>> start
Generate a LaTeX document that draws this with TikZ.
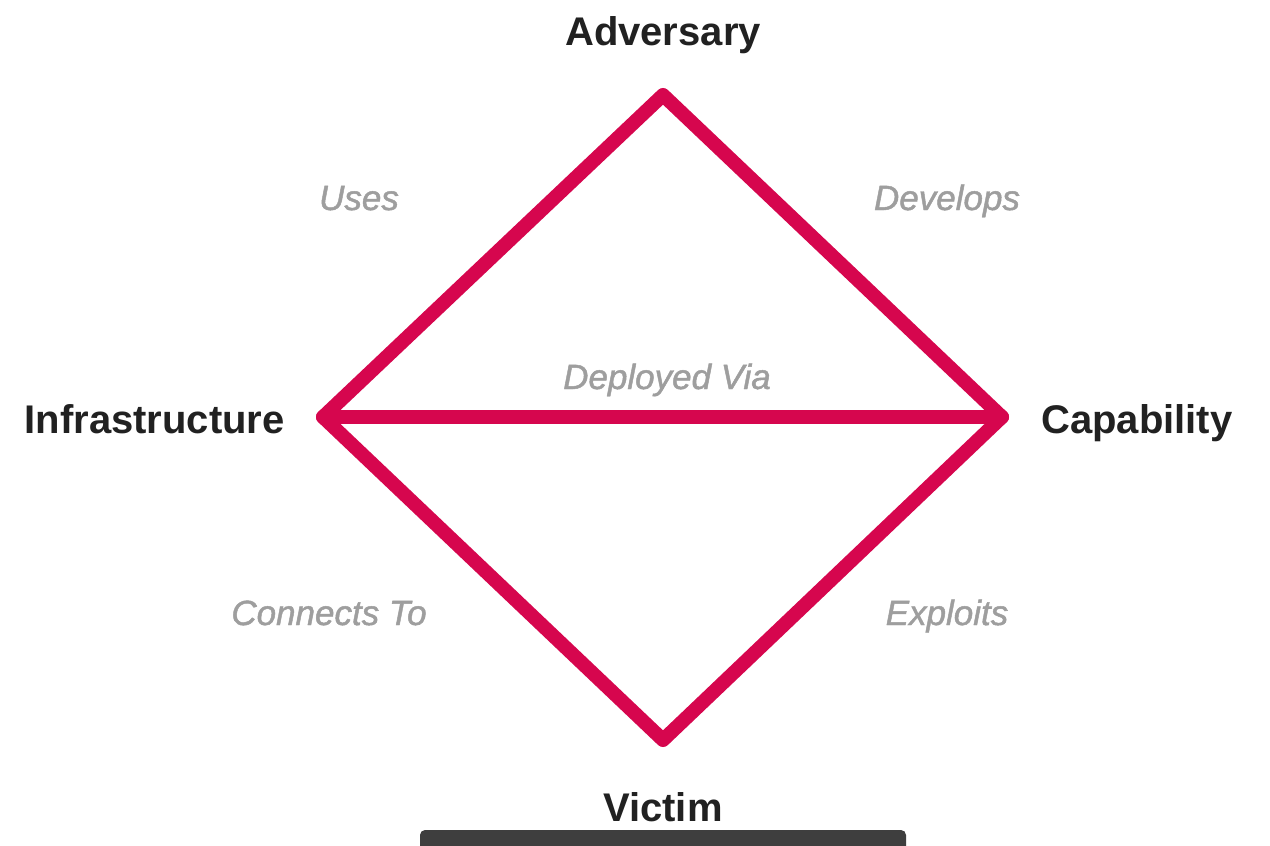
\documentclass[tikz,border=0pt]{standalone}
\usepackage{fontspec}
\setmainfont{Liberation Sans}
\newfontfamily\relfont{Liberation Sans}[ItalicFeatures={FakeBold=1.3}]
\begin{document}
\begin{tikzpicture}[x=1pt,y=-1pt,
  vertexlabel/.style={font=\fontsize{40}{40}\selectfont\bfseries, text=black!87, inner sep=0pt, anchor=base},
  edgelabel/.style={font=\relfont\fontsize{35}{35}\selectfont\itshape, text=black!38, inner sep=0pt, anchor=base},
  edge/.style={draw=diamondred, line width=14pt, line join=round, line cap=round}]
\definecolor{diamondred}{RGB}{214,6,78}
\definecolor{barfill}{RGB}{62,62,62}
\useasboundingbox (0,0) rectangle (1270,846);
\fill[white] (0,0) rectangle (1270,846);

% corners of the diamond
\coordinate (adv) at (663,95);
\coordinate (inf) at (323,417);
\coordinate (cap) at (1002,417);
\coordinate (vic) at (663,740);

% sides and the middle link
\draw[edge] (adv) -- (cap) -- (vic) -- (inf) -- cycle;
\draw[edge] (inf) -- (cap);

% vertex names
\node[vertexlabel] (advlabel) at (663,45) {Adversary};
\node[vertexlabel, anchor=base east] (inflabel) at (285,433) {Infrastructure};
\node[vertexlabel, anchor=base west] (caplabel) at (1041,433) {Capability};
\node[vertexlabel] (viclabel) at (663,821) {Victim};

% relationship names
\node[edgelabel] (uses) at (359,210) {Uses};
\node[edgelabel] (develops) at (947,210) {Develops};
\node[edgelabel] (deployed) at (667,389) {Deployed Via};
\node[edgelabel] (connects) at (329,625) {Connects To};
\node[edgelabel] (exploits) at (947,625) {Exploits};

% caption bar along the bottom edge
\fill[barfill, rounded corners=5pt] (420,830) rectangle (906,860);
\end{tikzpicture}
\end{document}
>> end
* **Written instruction**:
Restate exactly, please, only the lines between the start of the data and the line containing "(inf) -- (cap);", both ends included, skipping the pictures.

* **Result of the exercise**:
Generate a LaTeX document that draws this with TikZ.
\documentclass[tikz,border=0pt]{standalone}
\usepackage{fontspec}
\setmainfont{Liberation Sans}
\newfontfamily\relfont{Liberation Sans}[ItalicFeatures={FakeBold=1.3}]
\begin{document}
\begin{tikzpicture}[x=1pt,y=-1pt,
  vertexlabel/.style={font=\fontsize{40}{40}\selectfont\bfseries, text=black!87, inner sep=0pt, anchor=base},
  edgelabel/.style={font=\relfont\fontsize{35}{35}\selectfont\itshape, text=black!38, inner sep=0pt, anchor=base},
  edge/.style={draw=diamondred, line width=14pt, line join=round, line cap=round}]
\definecolor{diamondred}{RGB}{214,6,78}
\definecolor{barfill}{RGB}{62,62,62}
\useasboundingbox (0,0) rectangle (1270,846);
\fill[white] (0,0) rectangle (1270,846);

% corners of the diamond
\coordinate (adv) at (663,95);
\coordinate (inf) at (323,417);
\coordinate (cap) at (1002,417);
\coordinate (vic) at (663,740);

% sides and the middle link
\draw[edge] (adv) -- (cap) -- (vic) -- (inf) -- cycle;
\draw[edge] (inf) -- (cap);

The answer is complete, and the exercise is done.